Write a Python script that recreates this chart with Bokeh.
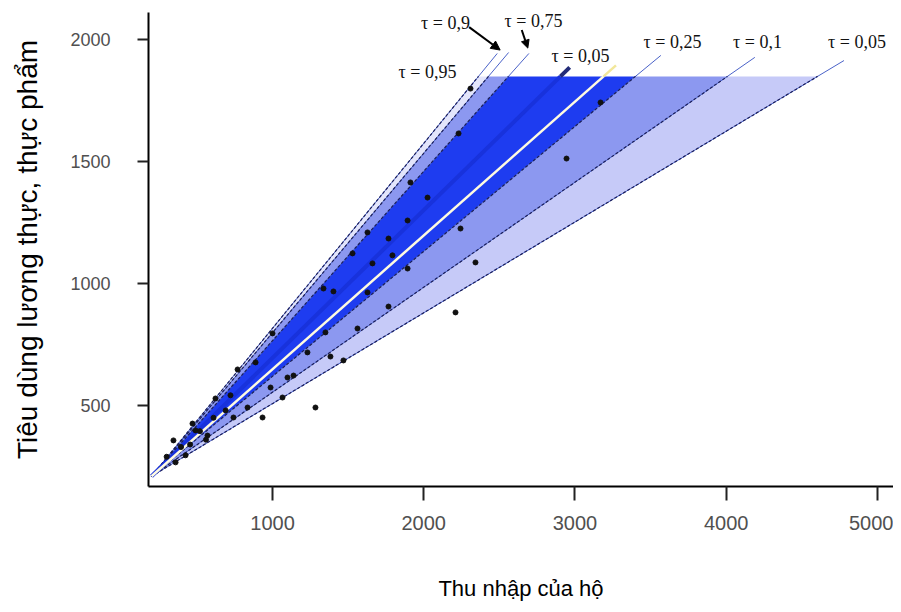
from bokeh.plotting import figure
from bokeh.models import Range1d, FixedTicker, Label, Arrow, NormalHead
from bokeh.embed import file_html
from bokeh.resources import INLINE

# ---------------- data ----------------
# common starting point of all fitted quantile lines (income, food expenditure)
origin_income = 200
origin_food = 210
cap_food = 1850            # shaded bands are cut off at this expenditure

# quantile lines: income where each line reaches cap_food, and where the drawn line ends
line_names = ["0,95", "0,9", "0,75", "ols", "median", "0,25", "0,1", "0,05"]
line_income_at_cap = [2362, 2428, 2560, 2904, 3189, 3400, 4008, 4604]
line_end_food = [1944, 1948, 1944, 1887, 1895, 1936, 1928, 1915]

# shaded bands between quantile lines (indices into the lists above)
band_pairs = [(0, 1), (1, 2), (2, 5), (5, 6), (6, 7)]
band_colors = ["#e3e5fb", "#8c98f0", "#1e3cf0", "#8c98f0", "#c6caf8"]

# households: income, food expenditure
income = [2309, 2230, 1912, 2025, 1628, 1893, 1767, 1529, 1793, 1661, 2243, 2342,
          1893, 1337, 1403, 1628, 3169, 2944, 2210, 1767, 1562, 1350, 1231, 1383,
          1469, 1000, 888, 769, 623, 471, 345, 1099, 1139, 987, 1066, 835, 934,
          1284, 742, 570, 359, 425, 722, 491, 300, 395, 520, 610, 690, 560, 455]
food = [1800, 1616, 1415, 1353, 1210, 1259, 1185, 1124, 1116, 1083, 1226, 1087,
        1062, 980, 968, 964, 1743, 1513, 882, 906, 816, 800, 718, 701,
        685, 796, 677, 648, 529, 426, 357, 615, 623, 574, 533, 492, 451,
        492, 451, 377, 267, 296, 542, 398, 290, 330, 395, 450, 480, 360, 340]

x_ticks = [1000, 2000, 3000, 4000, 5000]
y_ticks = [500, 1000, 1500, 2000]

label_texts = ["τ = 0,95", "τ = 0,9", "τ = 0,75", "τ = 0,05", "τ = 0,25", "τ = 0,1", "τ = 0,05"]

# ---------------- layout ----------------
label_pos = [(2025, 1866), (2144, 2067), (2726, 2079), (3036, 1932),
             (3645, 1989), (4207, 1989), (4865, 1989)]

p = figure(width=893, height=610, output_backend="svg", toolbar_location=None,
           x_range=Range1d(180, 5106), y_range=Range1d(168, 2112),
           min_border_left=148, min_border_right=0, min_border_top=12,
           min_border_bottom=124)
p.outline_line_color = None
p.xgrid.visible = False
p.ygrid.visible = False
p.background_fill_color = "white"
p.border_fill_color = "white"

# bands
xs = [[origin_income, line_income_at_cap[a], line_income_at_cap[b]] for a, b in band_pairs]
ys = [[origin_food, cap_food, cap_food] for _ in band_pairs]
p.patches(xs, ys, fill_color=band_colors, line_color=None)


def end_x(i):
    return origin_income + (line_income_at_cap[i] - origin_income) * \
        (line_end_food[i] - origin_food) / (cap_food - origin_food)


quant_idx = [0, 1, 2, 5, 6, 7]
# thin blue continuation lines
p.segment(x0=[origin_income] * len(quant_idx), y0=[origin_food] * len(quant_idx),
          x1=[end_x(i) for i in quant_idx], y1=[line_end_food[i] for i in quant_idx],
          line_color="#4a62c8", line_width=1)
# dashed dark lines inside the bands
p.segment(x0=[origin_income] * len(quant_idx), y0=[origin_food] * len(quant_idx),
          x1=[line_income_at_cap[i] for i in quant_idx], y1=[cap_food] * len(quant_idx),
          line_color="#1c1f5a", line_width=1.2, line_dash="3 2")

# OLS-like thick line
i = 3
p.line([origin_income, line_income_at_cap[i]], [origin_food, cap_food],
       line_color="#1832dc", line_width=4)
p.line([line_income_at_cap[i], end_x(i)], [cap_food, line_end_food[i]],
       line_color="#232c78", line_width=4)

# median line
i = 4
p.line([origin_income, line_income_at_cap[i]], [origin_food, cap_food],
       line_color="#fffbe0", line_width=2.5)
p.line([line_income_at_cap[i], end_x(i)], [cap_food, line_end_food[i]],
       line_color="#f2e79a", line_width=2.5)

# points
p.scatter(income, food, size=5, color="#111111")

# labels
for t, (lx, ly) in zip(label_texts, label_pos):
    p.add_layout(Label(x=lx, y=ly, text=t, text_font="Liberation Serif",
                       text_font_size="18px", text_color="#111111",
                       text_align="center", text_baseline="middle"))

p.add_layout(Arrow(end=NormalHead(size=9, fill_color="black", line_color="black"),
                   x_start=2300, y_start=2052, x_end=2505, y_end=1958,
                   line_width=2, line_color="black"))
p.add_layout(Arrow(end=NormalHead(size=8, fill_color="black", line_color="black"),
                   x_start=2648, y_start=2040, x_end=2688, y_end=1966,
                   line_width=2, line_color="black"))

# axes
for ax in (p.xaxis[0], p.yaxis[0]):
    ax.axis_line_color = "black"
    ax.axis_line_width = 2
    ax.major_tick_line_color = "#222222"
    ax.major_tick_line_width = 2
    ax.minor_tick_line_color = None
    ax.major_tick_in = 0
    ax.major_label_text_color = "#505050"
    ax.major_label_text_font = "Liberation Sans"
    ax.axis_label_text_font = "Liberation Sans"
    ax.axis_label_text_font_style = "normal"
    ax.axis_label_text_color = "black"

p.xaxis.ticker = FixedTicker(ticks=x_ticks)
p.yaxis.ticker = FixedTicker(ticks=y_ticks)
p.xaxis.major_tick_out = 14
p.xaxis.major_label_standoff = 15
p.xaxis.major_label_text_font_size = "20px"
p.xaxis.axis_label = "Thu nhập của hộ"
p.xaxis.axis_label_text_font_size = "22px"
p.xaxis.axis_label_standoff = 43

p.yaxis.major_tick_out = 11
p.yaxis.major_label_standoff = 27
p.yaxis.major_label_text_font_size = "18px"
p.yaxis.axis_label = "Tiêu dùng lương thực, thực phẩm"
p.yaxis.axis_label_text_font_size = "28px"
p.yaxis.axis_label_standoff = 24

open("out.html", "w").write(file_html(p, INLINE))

◆ Exercise ◆
Begin at the top of the material above and output each line exactly, stopping after the line that holds "line_end_food = [1944, 1948, 1944, 1887, 1895, 1936, 1928, 1915]". Leave out pictures.

◆ Expected answer ◆
Write a Python script that recreates this chart with Bokeh.
from bokeh.plotting import figure
from bokeh.models import Range1d, FixedTicker, Label, Arrow, NormalHead
from bokeh.embed import file_html
from bokeh.resources import INLINE

# ---------------- data ----------------
# common starting point of all fitted quantile lines (income, food expenditure)
origin_income = 200
origin_food = 210
cap_food = 1850            # shaded bands are cut off at this expenditure

# quantile lines: income where each line reaches cap_food, and where the drawn line ends
line_names = ["0,95", "0,9", "0,75", "ols", "median", "0,25", "0,1", "0,05"]
line_income_at_cap = [2362, 2428, 2560, 2904, 3189, 3400, 4008, 4604]
line_end_food = [1944, 1948, 1944, 1887, 1895, 1936, 1928, 1915]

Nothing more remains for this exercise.